In Spring of 2006, under the bandname Coleman Smith, Paul Goddard released a fifty-minute long musical CD called "MOVE Coleman Smith". The CD consists of jazz and electronic music. Paul sings vocals for only three of the 11 songs, but is responsible for most of the instrumentals. On track 'Groovy', Claudia Black of Farscape sings vocals.
Paul loves vegemite and cheese.
Paul and Kate Winslet come from the same town in England 'Reading'. They worked together in the movie 'Holy Smoke' where they were brother and sister.
Most of Paul's career has been spent in theatre. Most of his work has been with the Sydney Theatre Company, Australia's most prominent Theatre Company.
Paul is crazy about Muppets and admit still watching Seasame Street when he was 14.
Paul was of the few actors on Farscape that only had to be about 10 minutes in the chair while most of the other actors had to be there for hours.
One of Paul's personal highlights from Farscape: the mini-series is his final scene with star Ben Browder, in which Stark not only reveals his feelings, but also his face beneath the mask.
Paul had heard romours about a possible Farscape revival but it wasn't until a few months before filming began that hew knew that the mini-series had been green-lit.

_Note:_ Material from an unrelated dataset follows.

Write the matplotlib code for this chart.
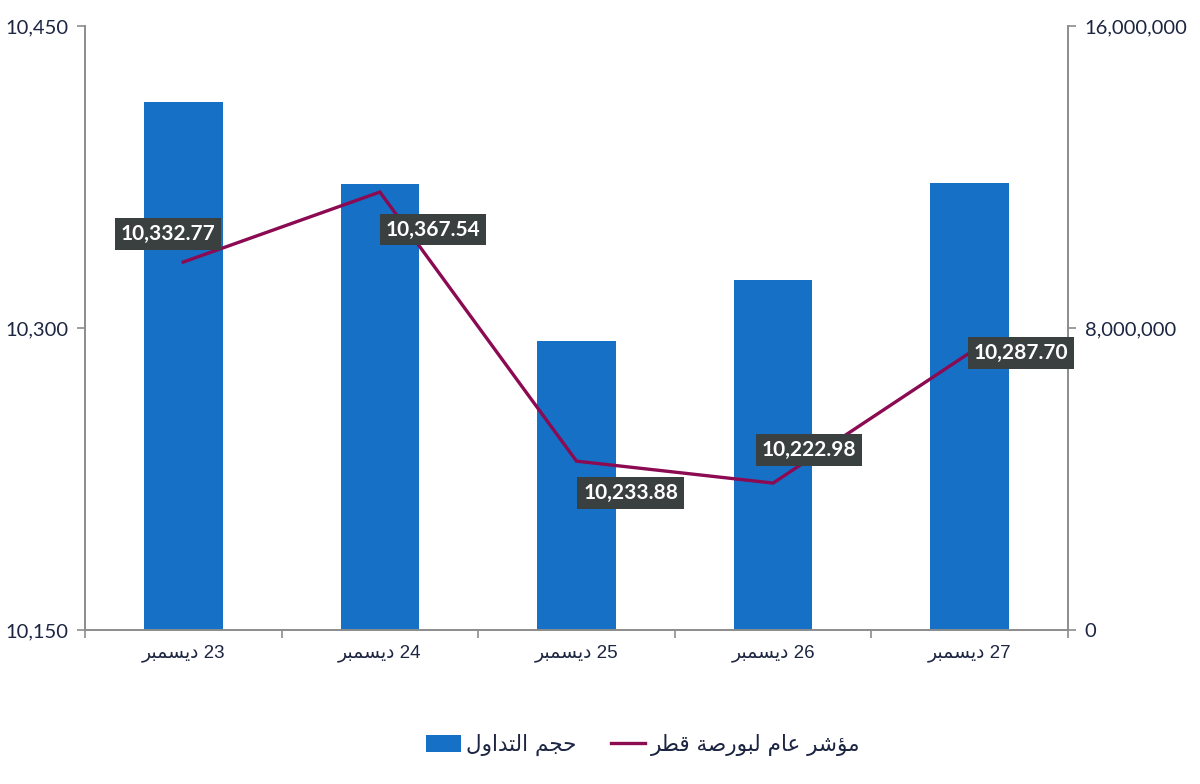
import matplotlib
matplotlib.use('Agg')
import matplotlib.pyplot as plt
from matplotlib.ticker import FuncFormatter

### Data
days = ['23', '24', '25', '26', '27']
index_values = [10332.77, 10367.54, 10233.88, 10222.98, 10287.70]
volumes = [13990000, 11810000, 7660000, 9270000, 11840000]
# label offsets (points) from each line point
label_offsets = [(-11, 20), (38, -27), (39, -23), (26, 24), (37, 0)]

month_word = 'ديسمبر'
bar_name = 'حجم التداول'
line_name = 'مؤشر عام لبورصة قطر'

BAR_COLOR = '#1570c6'
LINE_COLOR = '#8b0a52'
BOX_COLOR = '#3a4040'
TEXT_COLOR = '#1c2541'
SPINE_COLOR = '#8c8c8c'


### Minimal Arabic shaping (matplotlib has no shaping / bidi)
# isolated, final, initial, medial
FORMS = {
    'ا': ('\uFE8D', '\uFE8E', None, None),
    'ب': ('\uFE8F', '\uFE90', '\uFE91', '\uFE92'),
    'ة': ('\uFE93', '\uFE94', None, None),
    'ت': ('\uFE95', '\uFE96', '\uFE97', '\uFE98'),
    'ج': ('\uFE9D', '\uFE9E', '\uFE9F', '\uFEA0'),
    'ح': ('\uFEA1', '\uFEA2', '\uFEA3', '\uFEA4'),
    'د': ('\uFEA9', '\uFEAA', None, None),
    'ر': ('\uFEAD', '\uFEAE', None, None),
    'س': ('\uFEB1', '\uFEB2', '\uFEB3', '\uFEB4'),
    'ش': ('\uFEB5', '\uFEB6', '\uFEB7', '\uFEB8'),
    'ص': ('\uFEB9', '\uFEBA', '\uFEBB', '\uFEBC'),
    'ط': ('\uFEC1', '\uFEC2', '\uFEC3', '\uFEC4'),
    'ع': ('\uFEC9', '\uFECA', '\uFECB', '\uFECC'),
    'ق': ('\uFED5', '\uFED6', '\uFED7', '\uFED8'),
    'ل': ('\uFEDD', '\uFEDE', '\uFEDF', '\uFEE0'),
    'م': ('\uFEE1', '\uFEE2', '\uFEE3', '\uFEE4'),
    'و': ('\uFEED', '\uFEEE', None, None),
    'ؤ': ('\uFE85', '\uFE86', None, None),
    'ي': ('\uFEF1', '\uFEF2', '\uFEF3', '\uFEF4'),
}


def shape_word(word):
    '''Pick contextual forms and return the word in visual (left to right) order.'''
    out = []
    for i, ch in enumerate(word):
        iso, fin, ini, med = FORMS[ch]
        prev_joins = i > 0 and FORMS[word[i - 1]][2] is not None
        next_exists = i < len(word) - 1
        if prev_joins and next_exists and med:
            out.append(med)
        elif prev_joins:
            out.append(fin)
        elif next_exists and ini:
            out.append(ini)
        else:
            out.append(iso)
    return ''.join(reversed(out))


def shape_phrase(phrase):
    return ' '.join(shape_word(w) for w in reversed(phrase.split(' ')))


### Plotting
fig = plt.figure(figsize=(12, 7.84), dpi=100)
ax = fig.add_axes([0.0708, 0.1964, 0.8192, 0.7704])
ax2 = ax.twinx()

x = list(range(len(days)))
bars = ax2.bar(x, volumes, width=0.4, color=BAR_COLOR, label=shape_phrase(bar_name))
line, = ax.plot(x, index_values, color=LINE_COLOR, lw=2.4, solid_joinstyle='miter',
                label=shape_phrase(line_name))

ax.set_zorder(ax2.get_zorder() + 1)
ax.patch.set_visible(False)

ax.set_xlim(-0.5, len(days) - 0.5)
ax.set_ylim(10150, 10450)
ax2.set_ylim(0, 16000000)
ax.set_yticks([10150, 10300, 10450])
ax2.set_yticks([0, 8000000, 16000000])
ax.yaxis.set_major_formatter(FuncFormatter(lambda v, p: f'{v:,.0f}'))
ax2.yaxis.set_major_formatter(FuncFormatter(lambda v, p: f'{v:,.0f}'))

xlabels = [shape_word(month_word) + ' ' + d for d in days]
ax.set_xticks(x)
ax.set_xticklabels(xlabels, family=['Liberation Sans', 'DejaVu Sans'], fontsize=13.5,
                   color=TEXT_COLOR)
ax.set_xticks([i - 0.5 for i in range(len(days) + 1)], minor=True)
ax.tick_params(axis='x', which='major', length=0, pad=10)
ax.tick_params(axis='x', which='minor', length=6, color=SPINE_COLOR, width=1.2)

for a in (ax, ax2):
    a.spines['top'].set_visible(False)
    for s in ('left', 'right', 'bottom'):
        a.spines[s].set_color(SPINE_COLOR)
        a.spines[s].set_linewidth(1.2)
    a.tick_params(axis='y', length=6, color=SPINE_COLOR, width=1.2, labelsize=14.5,
                  labelcolor=TEXT_COLOR, pad=6)
    for lbl in a.get_yticklabels():
        lbl.set_family('Lato')

for xi, val, off in zip(x, index_values, label_offsets):
    ax.annotate(f'{val:,.2f}', (xi, val), xytext=off, textcoords='offset points',
                ha='center', va='center', color='white', fontsize=15, fontweight='bold',
                family='Lato', zorder=5,
                bbox=dict(boxstyle='square,pad=0.28', fc=BOX_COLOR, ec='none'))

fig.legend(handles=[bars, line], loc='center', bbox_to_anchor=(0.536, 0.05), ncol=2,
           frameon=False, prop={'family': ['DejaVu Sans'], 'size': 15.5},
           handlelength=1.6, handleheight=0.8, handletextpad=0.25, columnspacing=1.6,
           labelcolor=TEXT_COLOR)

fig.savefig('out.png', dpi=100)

Paul has appeared in blockbusters such as The Matrix, as Agent Brown, Babe, Holy Smoke and The Mighty Morphin' Power Rangers.
Paul's character 'Stark' was meant to be a two-episode character in Farscape. But the producers liked his character and brought him back on the second season. He even became a regular the third season.
Paul got the part of Stark after originally auditioning for Scorpius.
Paul's first feature film was 'Bullseye' in 1986.
Paul was born in the United Kingdom and now resides in Australia where he owns cows.
Paul: It's so easy to raise the status of a character when they pull guns out and shoot people. You feel different.
Paul: It has become a health issue since seeing the ep. of Seinfield recently in which the dangers of brief wearing were carefully set out. I am inclining more frequently towards boxers and am increasing surprised with the sense claustophobia that I am experiencing when I return to a favoured pair of Calvins.
Paul: It's tricky playing an alien who is mentally unstable because you are not operating under the same perameters as if you were a human. You don't know what an alien's idea of stable is.
Paul: They don't pay me to act, they pay me to wait and I'm happy to do the acting for free.
Paul : (talking about Farscape: the mini-series) I was doing a play for the Sydney Theatre Company, and the woman whose company did the casting for Farscape came to see it, and said 'I've just done an availability check on you!' I called my agent the next day and they gave me the dates, but we didn't know what my commitment was going to be. I was in the UK visiting my mother when I started getting e-mails talking about negotiations and the extent of my commitment. Up until then, I didn't know if they were just going to pop me in for a day here and there, or I was in for the long haul. So that's when I found out that they wanted me for the whole thing, which was thrilling.
Paul: This is a joyful deflowering. Doesn't time fly when you are having fun talking about yourself?
Paul : (about his character Stark) I was able to play so many different notes with him. It was easy to find that wonderful balance that is the best of the writing for Stark, which is crazy one minute, and calm and centered the next minute, with this spiritual dimension coming to the fore.
Paul: Justin Monjo who was writing the first of the double-hander episode went through Drama College roughly the same time as I did, so he knew me and knew my work. And he thought that - he suggested me, I think, for this role. He thought that somehow I'd be able to play a little bit crazy.